In defense of the original poster, he did correctly adjust for what the equivalent maximum-for-class ERP would be at the heights for WTM, Capitol and the other sites. The FCC's FMPower calculator is readily available, and it does tell us that a full class C at 729m AAT would round to 63 kW, while KIRO-FM, for instance, is 52 kW.
It's also quite true, as Kelly well knows, that good consultants can make use of a variety of tricks of the trade to adjust the way HAAT is calculated in rough-terrain areas. You can use several different methodologies and tweak the number of radials that are used. For many years, the FCC had a policy called the "Denver waiver" that allowed some radials to be ignored; it got its name from the stations on the brow of the Front Range overlooking Denver, where the city and nearly all the market population are several thousand feet down below to the east, while the Rockies keep climbing for several thousand feet more to the west. "Averaging" the terrain in that case would present a misleading picture of how the transmitter site relates to where the listeners are.
The reality these days is twofold: first, that the FM spectrum has been jammed beyond full, and second, that there are now 70+ years of allocations and policy history that all play into the power levels that stations can use in the real world. The history of the short-spacing rules in 73.213 and 73.215 alone could (and often does) keep a good consultant busy for days. Those sections almost always have more real-world impact on what stations can do in crowded coastal areas than the "basic" spacing rules in 73.207 do.
And that's before even beginning to take Canada into account, and all the ways the treaties have changed over the years.
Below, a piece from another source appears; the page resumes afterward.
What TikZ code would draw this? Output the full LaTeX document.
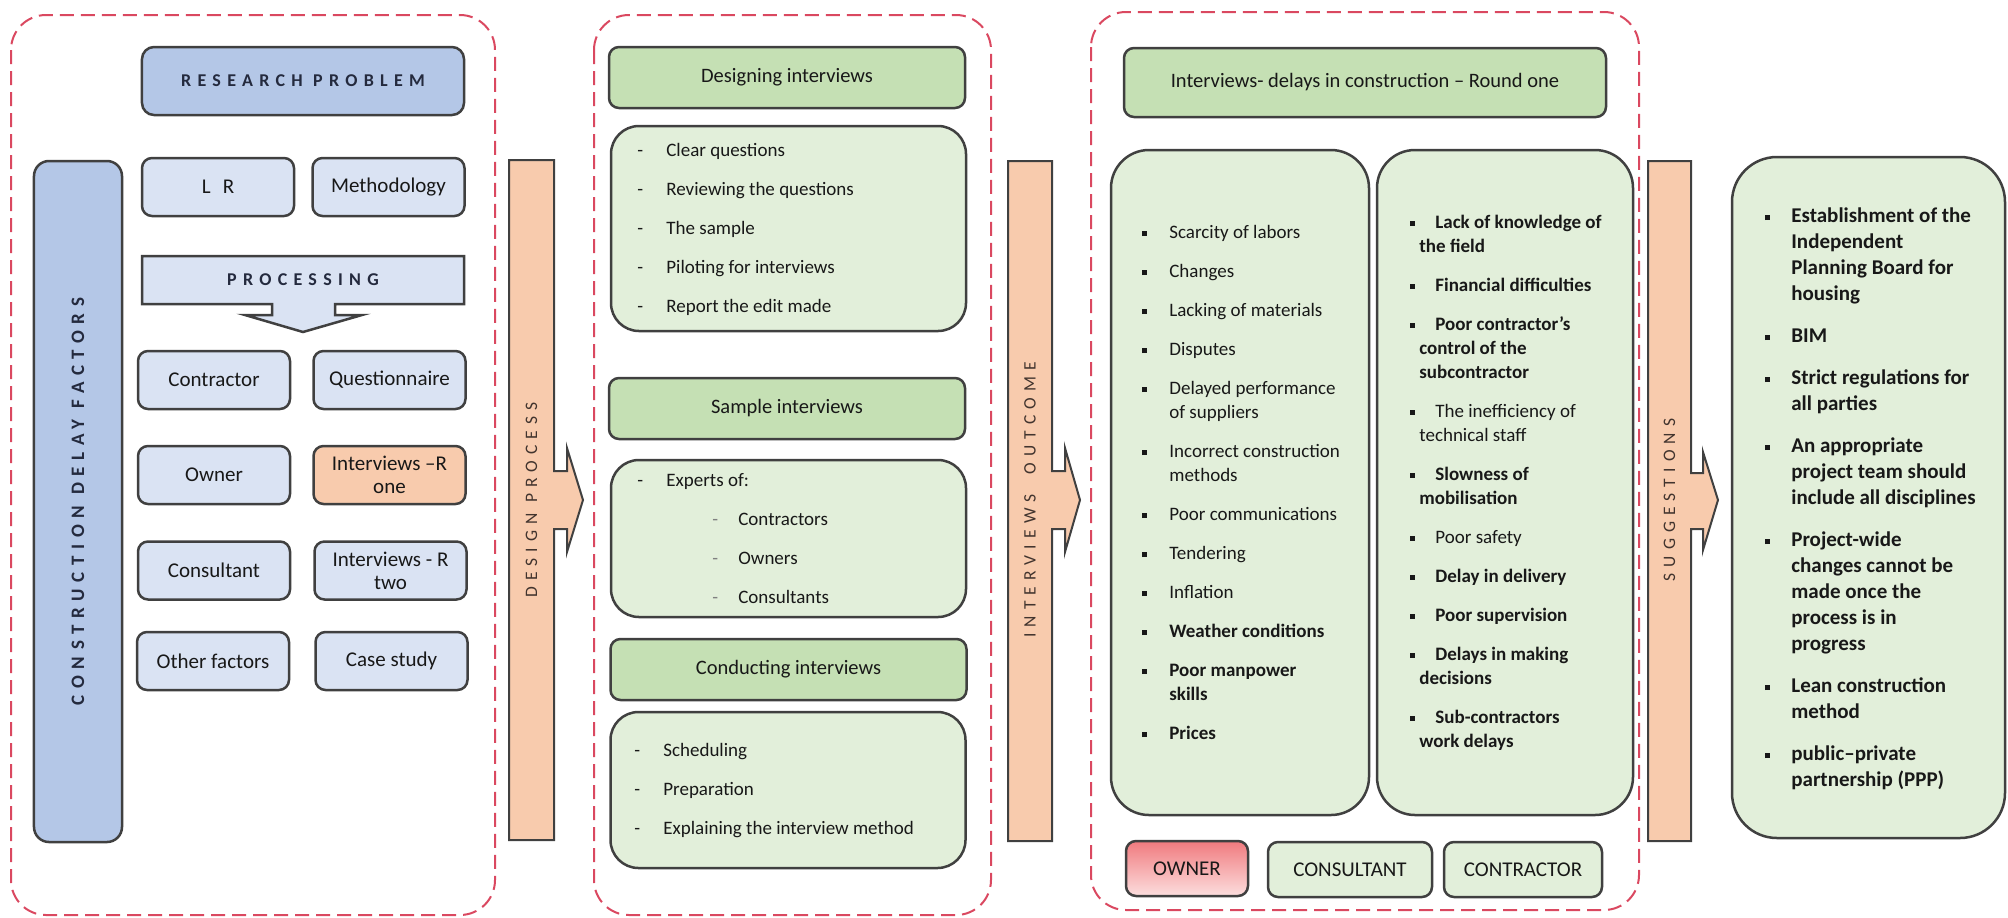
\documentclass[tikz,border=0pt]{standalone}
\usepackage{fontspec}
\setmainfont{Carlito}
\newfontfamily\spacedfont[LetterSpace=35]{Carlito}
\usetikzlibrary{positioning}
\usepackage{xcolor}
\definecolor{FrameRed}{RGB}{218,72,96}
\definecolor{BoxLine}{RGB}{64,64,64}
\definecolor{SoftBlue}{RGB}{218,227,243}
\definecolor{DeepBlue}{RGB}{180,199,231}
\definecolor{SoftOrange}{RGB}{248,203,173}
\definecolor{HeadGreen}{RGB}{197,224,180}
\definecolor{SoftGreen}{RGB}{226,239,218}
\definecolor{OwnerRed}{RGB}{240,122,126}
\definecolor{OwnerPink}{RGB}{252,222,222}
\definecolor{TextGray}{RGB}{24,24,24}
\definecolor{NavyText}{RGB}{36,42,62}
\definecolor{BrownText}{RGB}{66,52,46}
\tikzset{
  panel/.style={draw=FrameRed, line width=0.4mm, dash pattern=on 2.8mm off 1.4mm,
    rounded corners=7mm},
  topicbox/.style={draw=BoxLine, fill=DeepBlue, line width=0.5mm, rounded corners=2.4mm,
    minimum width=64.4mm, minimum height=13.6mm, text=NavyText,
    font=\spacedfont\bfseries\fontsize{3.6mm}{4.4mm}\selectfont},
  factor/.style={draw=BoxLine, fill=SoftBlue, line width=0.5mm, rounded corners=2mm,
    minimum width=30.4mm, minimum height=11.6mm, align=center, text=TextGray,
    font=\fontsize{4.2mm}{4.6mm}\selectfont},
  procshape/.style={draw=BoxLine, fill=SoftBlue, line width=0.5mm},
  proclabel/.style={text=NavyText, font=\spacedfont\bfseries\fontsize{3.6mm}{4.4mm}\selectfont},
  delaybar/.style={draw=BoxLine, fill=DeepBlue, line width=0.5mm, rounded corners=3mm,
    rotate=90, minimum width=136.2mm, minimum height=17.6mm, text=NavyText,
    font=\spacedfont\bfseries\fontsize{3.8mm}{4.6mm}\selectfont},
  flowbar/.style={draw=BoxLine, fill=SoftOrange, line width=0.4mm},
  barlabel/.style={rotate=90, text=BrownText,
    font=\spacedfont\fontsize{3.5mm}{4mm}\selectfont},
  greenhead/.style={draw=BoxLine, fill=HeadGreen, line width=0.5mm, rounded corners=2mm,
    minimum width=71.2mm, minimum height=12.2mm, text=TextGray,
    font=\fontsize{4.1mm}{4.8mm}\selectfont},
  listbox/.style={draw=BoxLine, fill=SoftGreen, line width=0.5mm, rounded corners=5.6mm,
    minimum width=71mm},
  tallbox/.style={draw=BoxLine, fill=SoftGreen, line width=0.5mm, rounded corners=7.6mm,
    minimum height=133mm},
  listtext/.style={anchor=west, align=left, inner sep=0pt, text=TextGray,
    font=\fontsize{3.8mm}{4.8mm}\selectfont},
  party/.style={draw=BoxLine, fill=SoftGreen, line width=0.5mm, rounded corners=2mm,
    minimum height=11mm, text=TextGray, font=\fontsize{4.2mm}{5mm}\selectfont}
}
\newcommand{\sqbul}[1][5.5mm]{\makebox[#1][l]{\rule[0.5mm]{1mm}{1mm}}}
\newcommand{\dashbul}{\makebox[5.8mm][l]{-}}

\begin{document}
\begin{tikzpicture}[x=0.2mm, y=-0.2mm]
\useasboundingbox (0,0) rectangle (2008,917);

% first panel: research problem and factors
\draw[panel] (11,15) rectangle (495,915);
\node[topicbox] (problem) at (303,81) {RESEARCH PROBLEM};
\node[delaybar] (delays) at (78,501.5) {CONSTRUCTION DELAY FACTORS};
\node[factor] (lr) at (218,187) {\spacedfont L R};
\node[factor, right=3.2mm of lr] (method) {Methodology};
\draw[procshape] (142,256) -- (464,256) -- (464,304) -- (335,304) -- (335,315)
  -- (362,315) -- (303,332) -- (245,315) -- (272,315) -- (272,304) -- (142,304) -- cycle;
\node[proclabel] (processing) at (303,280) {PROCESSING};
\node[factor] (contractor) at (214,380) {Contractor};
\node[factor, right=4.2mm of contractor] (questionnaire) {Questionnaire};
\node[factor] (owner) at (214,475) {Owner};
\node[factor, right=4.2mm of owner, fill=SoftOrange] (roundone) {Interviews –R\\one};
\node[factor] (consultant) at (214,570.5) {Consultant};
\node[factor, right=4.4mm of consultant] (roundtwo) {Interviews - R\\two};
\node[factor] (other) at (213,661) {Other factors};
\node[factor, right=4.8mm of other] (casestudy) {Case study};

% design process arrow
\draw[flowbar] (509,160) -- (554,160) -- (554,471) -- (567,471) -- (567,448) -- (583,500)
  -- (567,552) -- (567,529) -- (554,529) -- (554,840) -- (509,840) -- cycle;
\node[barlabel] (designlbl) at (531.5,500) {DESIGN PROCESS};

% second panel: interviews
\draw[panel] (594,15) rectangle (991,915);
\node[greenhead] (designhead) at (787,77.5) {Designing interviews};
\node[listbox, minimum height=41mm] (designbox) at (788.5,228.5) {};
\node[listtext] (designitems) at (637,229) {\dashbul Clear questions\\[3mm]
  \dashbul Reviewing the questions\\[3mm]
  \dashbul The sample\\[3mm]
  \dashbul Piloting for interviews\\[3mm]
  \dashbul Report the edit made};
\node[greenhead] (samplehead) at (787,408.5) {Sample interviews};
\node[listbox, minimum height=31.4mm] (expertbox) at (788.5,538.5) {};
\node[listtext] (expertitems) at (637,539) {\dashbul Experts of:\\[3mm]
  \hspace*{15mm}\makebox[5.2mm][l]{\textcolor{gray}{-}}Contractors\\[3mm]
  \hspace*{15mm}\makebox[5.2mm][l]{\textcolor{gray}{-}}Owners\\[3mm]
  \hspace*{15mm}\makebox[5.2mm][l]{\textcolor{gray}{-}}Consultants};
\node[greenhead] (conducthead) at (788.5,669.5) {Conducting interviews};
\node[listbox, minimum height=31.2mm] (conductbox) at (788,790) {};
\node[listtext] (conductitems) at (634,791) {\dashbul Scheduling\\[3mm]
  \dashbul Preparation\\[3mm]
  \dashbul Explaining the interview method};

% interviews outcome arrow
\draw[flowbar] (1008,161) -- (1052,161) -- (1052,471) -- (1065,471) -- (1065,448) -- (1080,500)
  -- (1065,552) -- (1065,529) -- (1052,529) -- (1052,841) -- (1008,841) -- cycle;
\node[barlabel] (outcomelbl) at (1030,500) {INTERVIEWS\ \ OUTCOME};

% third panel: round one results
\draw[panel] (1091,12) rectangle (1639,910);
\node[greenhead, minimum width=96.4mm, minimum height=13.8mm] (roundhead) at (1365,82.5)
  {Interviews- delays in construction – Round one};
\node[tallbox, minimum width=51.6mm] (ownlist) at (1240,482.5) {};
\node[listtext] (ownitems) at (1141.5,482.5) {\sqbul Scarcity of labors\\[3mm]
  \sqbul Changes\\[3mm]
  \sqbul Lacking of materials\\[3mm]
  \sqbul Disputes\\[3mm]
  \sqbul Delayed performance\\\hspace*{5.5mm}of suppliers\\[3mm]
  \sqbul Incorrect construction\\\hspace*{5.5mm}methods\\[3mm]
  \sqbul Poor communications\\[3mm]
  \sqbul Tendering\\[3mm]
  \sqbul Inflation\\[3mm]
  \sqbul \textbf{Weather conditions}\\[3mm]
  \sqbul \textbf{Poor manpower}\\\hspace*{5.5mm}\textbf{skills}\\[3mm]
  \sqbul \textbf{Prices}};
\node[tallbox, minimum width=51.2mm] (conlist) at (1505,482.5) {};
\node[listtext, font=\fontsize{3.8mm}{4.8mm}\selectfont\bfseries] (conitems) at (1410,482.5)
  {\sqbul[5mm]Lack of knowledge of\\\hspace*{1.8mm}the field\\[3mm]
  \sqbul[5mm]Financial difficulties\\[3mm]
  \sqbul[5mm]Poor contractor’s\\\hspace*{1.8mm}control of the\\\hspace*{1.8mm}subcontractor\\[3mm]
  \sqbul[5mm]{\mdseries The inefficiency of}\\\hspace*{1.8mm}{\mdseries technical staff}\\[3mm]
  \sqbul[5mm]Slowness of\\\hspace*{1.8mm}mobilisation\\[3mm]
  \sqbul[5mm]{\mdseries Poor safety}\\[3mm]
  \sqbul[5mm]Delay in delivery\\[3mm]
  \sqbul[5mm]Poor supervision\\[3mm]
  \sqbul[5mm]Delays in making\\\hspace*{1.8mm}decisions\\[3mm]
  \sqbul[5mm]Sub-contractors\\\hspace*{1.8mm}work delays};
\node[party, minimum width=24.4mm, top color=OwnerRed, bottom color=OwnerPink] (ownerbox)
  at (1187,868.5) {OWNER};
\node[party, minimum width=32.8mm] (consultbox) at (1350,869.5) {CONSULTANT};
\node[party, minimum width=31.6mm] (contractbox) at (1523,869.5) {CONTRACTOR};

% suggestions arrow and box
\draw[flowbar] (1648,161) -- (1691,161) -- (1691,473) -- (1703,473) -- (1703,452) -- (1718,500)
  -- (1703,550) -- (1703,529) -- (1691,529) -- (1691,841) -- (1648,841) -- cycle;
\node[barlabel] (suggestlbl) at (1669.5,500) {SUGGESTIONS};
\node[tallbox, minimum width=54.6mm, minimum height=136.2mm, rounded corners=9mm] (suggestbox)
  at (1868.5,497.5) {};
\node[listtext, font=\fontsize{4.2mm}{5.2mm}\selectfont\bfseries] (suggestitems) at (1765,499)
  {\sqbul[5.2mm]Establishment of the\\\hspace*{5.2mm}Independent\\\hspace*{5.2mm}Planning Board for\\\hspace*{5.2mm}housing\\[3.2mm]
  \sqbul[5.2mm]BIM\\[3.2mm]
  \sqbul[5.2mm]Strict regulations for\\\hspace*{5.2mm}all parties\\[3.2mm]
  \sqbul[5.2mm]An appropriate\\\hspace*{5.2mm}project team should\\\hspace*{5.2mm}include all disciplines\\[3.2mm]
  \sqbul[5.2mm]Project-wide\\\hspace*{5.2mm}changes cannot be\\\hspace*{5.2mm}made once the\\\hspace*{5.2mm}process is in\\\hspace*{5.2mm}progress\\[3.2mm]
  \sqbul[5.2mm]Lean construction\\\hspace*{5.2mm}method\\[3.2mm]
  \sqbul[5.2mm]public–private\\\hspace*{5.2mm}partnership (PPP)};
\end{tikzpicture}
\end{document}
Start reading about the allocations history of KING-FM with respect to 98.1 in Princeton BC and 98.3 in Chilliwack and your head begins to spin (unless you're the consultant or lawyer who gets the billable hours to figure it out, in which case your car payment gets made for the next few months...)
KING-FM is one of those stations using a directional antenna at WTM2. In its case, it's not for any sort of ERP-boosting trick - with 68 kW/707m it's already at class C maximum up there. It has no short-spacings toward any US station, though it's been jammed in nice and tight at its edges by 98.3 in Rainier and the 98.1 down in Seaside OR. It uses a directional antenna only because it doesn't need to send full power out of the market to the east. Right now, it could go non-directional if it wanted to take on the expense; at some point in the future, it could potentially get boxed in if another station were to assert 73.215 short-spacing against its licensed DA facility. That's a calculated risk.
Here's another one up there: KISW did need to use the directional antenna to manage two short-spacings that would prohibit it from going omnidirectional as a full C on 99.9 at WTM.
Turns out there is some DA protection to Canada up there, just not directly north or northwest: the signal that has to be protected by that little pull-in around 20 degrees on the DA pattern keeps KISW's signal from interfering with 99.9 at Oliver BC, and the deeper pull-in around 100-110 degrees protects 99.7 in Yakima.